While a few courts, misled by Nimmer, ignore the Section 411(a) requirement that subject matter jurisdiction exists only if plaintiff has received an actual registration certificate or a rejection on institution of the suit, the vast majority follow the statute. An opinion issued on January 4th in the Eastern District of Wisconsin, Woodhaven Homes & Realty, Inc. v. Hotz, 2006 WL 30882, shows some courts may take the requirement too seriously.

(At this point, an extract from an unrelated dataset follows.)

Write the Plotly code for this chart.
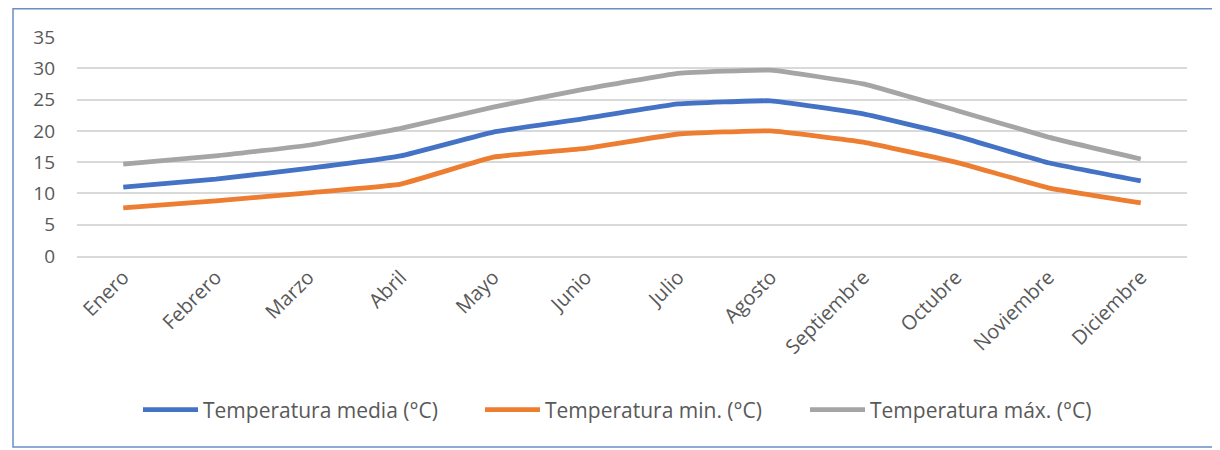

The dispute involves a rather traditional infringement of architectural blueprints
by unauthorized construction of a home based on those plans. Plaintiff sued both the couple who gave the builder the plans, and the builder. The builder moved to dismiss for failure to comply with Section 411(a). Plaintiff stipulated to dismissal of the builder, but then amended the complaint after receiving a registration, adding the builder. The builder again moved to dismiss; the court granted the motion, holding that the “relevant jurisdictional fact, which cannot be changed by amending the complaint, is that registration of the copyright had not been made” when the complaint was originally filed. Plaintiff then re-filed its complaint; the builder moved to dismissal under FRCP 41(a). The court denied the motion, but sua sponte ordered plaintiff to pay attorney’s fees in connection with the prior two dismissals, and to really show its pique stayed the proceedings until the fees were paid up.
That was just the beginning of the mess, though, as years of litigation over motions for reconsideration, summary judgment, and appeal to the Seventh Circuit occurred. Ultimately, another $75,000 in fees were awarded in connection with the motion for summary judgment and the appeal. One cannot but wonder whether the final award was influenced by the 411(a) fiasco. While I understand the award for the first dismissal, I don’t for the second: it is quite common to permit plaintiffs to amend their complaint after they have received a registration.